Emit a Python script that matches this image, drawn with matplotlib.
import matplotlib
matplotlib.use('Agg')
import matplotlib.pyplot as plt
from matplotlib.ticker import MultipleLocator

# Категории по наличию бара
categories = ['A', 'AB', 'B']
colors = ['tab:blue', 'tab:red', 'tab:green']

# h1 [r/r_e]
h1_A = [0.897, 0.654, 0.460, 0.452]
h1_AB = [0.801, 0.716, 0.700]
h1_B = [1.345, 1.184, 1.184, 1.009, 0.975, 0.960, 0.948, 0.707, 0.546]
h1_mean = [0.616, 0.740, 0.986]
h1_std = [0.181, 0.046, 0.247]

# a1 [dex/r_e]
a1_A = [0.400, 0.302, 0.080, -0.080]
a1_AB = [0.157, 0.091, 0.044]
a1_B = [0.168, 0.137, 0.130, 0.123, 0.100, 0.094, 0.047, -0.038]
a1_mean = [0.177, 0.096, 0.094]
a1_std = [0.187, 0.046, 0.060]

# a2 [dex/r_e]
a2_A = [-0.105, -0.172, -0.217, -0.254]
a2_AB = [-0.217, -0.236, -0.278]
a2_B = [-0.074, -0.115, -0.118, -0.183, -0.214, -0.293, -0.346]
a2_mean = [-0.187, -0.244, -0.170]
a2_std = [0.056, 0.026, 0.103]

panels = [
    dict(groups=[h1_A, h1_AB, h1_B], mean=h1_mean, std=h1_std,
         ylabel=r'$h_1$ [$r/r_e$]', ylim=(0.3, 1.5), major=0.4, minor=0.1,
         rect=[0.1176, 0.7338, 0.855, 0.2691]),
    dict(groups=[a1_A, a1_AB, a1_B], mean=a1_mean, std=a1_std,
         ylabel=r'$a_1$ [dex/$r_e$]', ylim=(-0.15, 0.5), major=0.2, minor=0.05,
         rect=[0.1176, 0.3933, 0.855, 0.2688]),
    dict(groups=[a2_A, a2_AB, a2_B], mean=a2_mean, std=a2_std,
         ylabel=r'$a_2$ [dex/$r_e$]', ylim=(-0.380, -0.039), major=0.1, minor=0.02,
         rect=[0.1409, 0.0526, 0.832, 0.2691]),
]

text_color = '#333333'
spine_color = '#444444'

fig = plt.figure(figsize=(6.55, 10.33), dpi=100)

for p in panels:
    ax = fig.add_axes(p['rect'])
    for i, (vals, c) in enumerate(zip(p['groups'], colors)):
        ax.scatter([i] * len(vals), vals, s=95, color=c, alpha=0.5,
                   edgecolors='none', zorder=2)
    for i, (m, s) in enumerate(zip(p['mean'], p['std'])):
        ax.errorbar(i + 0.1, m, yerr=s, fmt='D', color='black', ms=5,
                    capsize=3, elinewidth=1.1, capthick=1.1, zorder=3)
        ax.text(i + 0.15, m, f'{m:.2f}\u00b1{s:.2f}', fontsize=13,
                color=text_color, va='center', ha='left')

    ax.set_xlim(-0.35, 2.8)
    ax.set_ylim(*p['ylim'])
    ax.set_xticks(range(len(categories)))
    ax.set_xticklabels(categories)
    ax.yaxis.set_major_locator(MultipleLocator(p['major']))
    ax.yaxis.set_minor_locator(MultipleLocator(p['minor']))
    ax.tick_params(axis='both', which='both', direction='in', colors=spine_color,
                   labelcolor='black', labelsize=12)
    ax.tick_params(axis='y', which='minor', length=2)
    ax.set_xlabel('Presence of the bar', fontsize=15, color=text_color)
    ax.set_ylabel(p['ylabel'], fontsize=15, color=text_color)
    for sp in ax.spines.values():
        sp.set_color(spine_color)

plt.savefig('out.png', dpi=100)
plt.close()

#### What you should do:
Return all lines with the word "matplotlib" in them.

#### Solution to this exercise:
Emit a Python script that matches this image, drawn with matplotlib.
import matplotlib
matplotlib.use('Agg')
import matplotlib.pyplot as plt
from matplotlib.ticker import MultipleLocator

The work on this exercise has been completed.